The spin stiffness as a function of temperature for a set of different values of the magnetic field: $h={10}^{-3}$ (green), $h={10}^{-4}$ (purple), $h={10}^{-5}$ (yellow), $h={10}^{-6}$ (red), $h={10}^{-7}$ (blue). The solid lines were computed with a bond dimension $D=150$, and the dashed lines are $D=90$. We have also plotted the straight line $\frac{2T}{\pi }$, which is known to intersect the curve for the critical temperature [Eq. (1)]; for $h={10}^{-7}$ and $D=150$ we find an intersection at $T=0.899$.

Figure 4

The $XY$ model at $T=0.7$ as a Luttinger liquid. In (a) we have plotted the dispersion relation of the transfer matrix as defined by Eq. (7); the dashed line is a straight line with a slope equal to one, showing that we find a Luttinger velocity exactly equal to one. In (b) we have plotted the correlation length vs the entanglement entropy obtained in MPS approximations for the fixed point with increasing bond dimension ($D=50:25:175$); the fit is made from the three last points according to the form Eq. (8), yielding a value for the central charge $c=1.003$. In (c) we have plotted the response in the free energy and the expectation value for $Q_i$ with a quadratic and linear fit, respectively.

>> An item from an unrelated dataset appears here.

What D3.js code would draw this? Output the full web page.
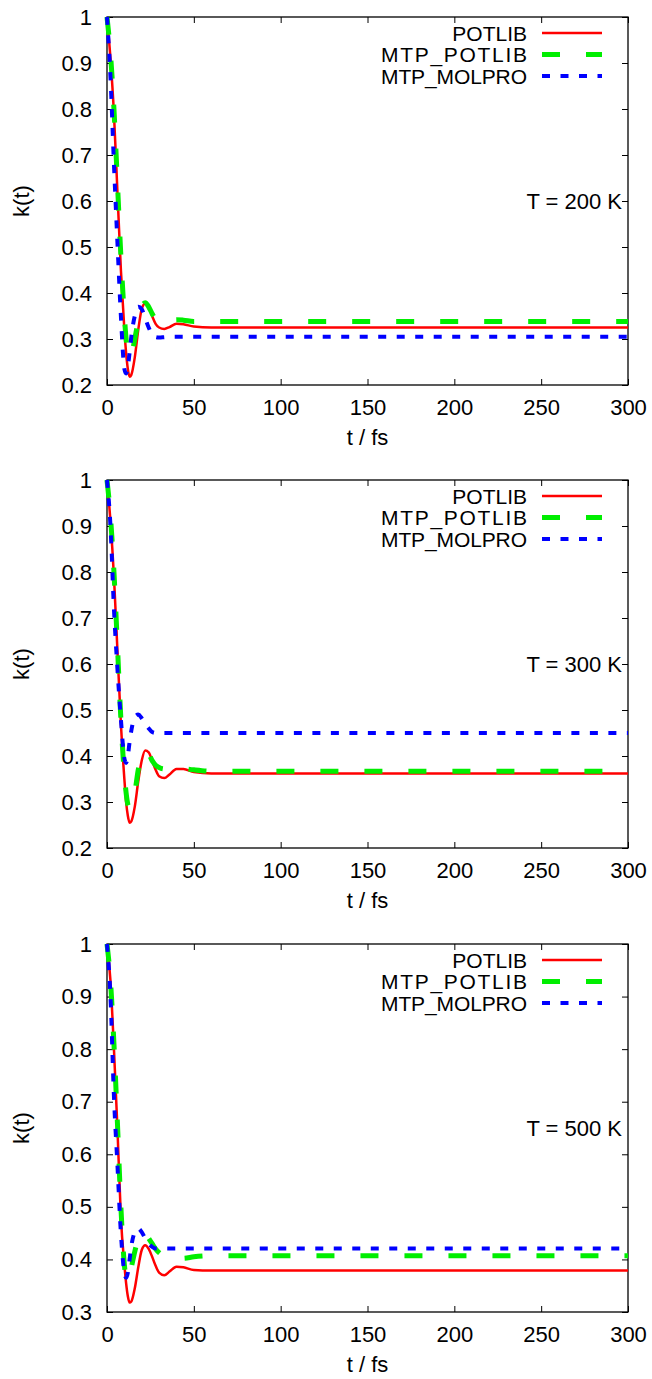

The same value $\kappa \approx 1.10953$ is found from both fits.

Figure 5

Entanglement spectrum of the fixed-point MPS of the $XY$ transfer matrix at $T=0.8$. We have imposed the full $\mathrm{O}\left(2\right)$ symmetry on the MPS tensor, which implies that the entanglement spectrum is labeled by the irreps on the virtual bonds: two one-dimensional irreps with charge $q=0$ (blue, red), and two-dimensional irreps with charges $q=1,2,\cdots$. In (a) we plot the bare entanglement spectrum, and we find that the envelope of the entanglement spectrum follows a quadratic form (striped line). In (b) we have shifted the different sectors such that the lowest value is zero; this produces a nice free-boson boundary CFT spectrum. The inset provides an estimate for the Luttinger parameter (obtained from the rescaling of the spectrum) as a function of the inverse logarithm of the MPS correlation length.

Figure 6

The entanglement spectrum of the fixed-point MPS at $T=1.216$, where we impose $\mathrm{O}\left(2\right)$ invariance on the virtual legs (left) and without explicit symmetries (right). On the left, we label the different $\mathrm{O}\left(2\right)$ representations as follows: $n=0$ (blue crosses), $q=\pm 1$ (red), $q\pm 2$ (orange), and $q=\pm 3$ (purple), whereas on the right we do not have any labeling; we only show the Schmidt values above ${10}^{-4}$. The perfect correspondence of the entanglement spectra with and without explicit symmetries on the virtual legs shows that the MPS representation for the fixed point only contains integer representations of $\mathrm{O}\left(2\right)$.

Figure 7

In (a) we plot the extrapolation procedure for $T=0.93$, yielding a value for the correlation length $\xi =1463\left(4\right)$; the maximal dimension in each block was set at $D_{\max }=512$, yielding a total MPS bond dimension of $D=3754$. In (b) we plot the extrapolated correlation lengths as a function of temperature. We fit this to the KT form [Eq. (10)] (red line), yielding a value for the critical temperature $T_c=0.8930\left(1\right)$.

Figure 8

The spectrum $\omega \left(p\right)$ of the transfer matrix at temperature $T=1.3$. The blue line is the elementary excitation branch with charge $q=\pm 1$, and the red line is the edge of the two-particle continuum. The yellow dots are excitation energies that fall below the continuum edge, signaling a bound state in the $q=0$ sector.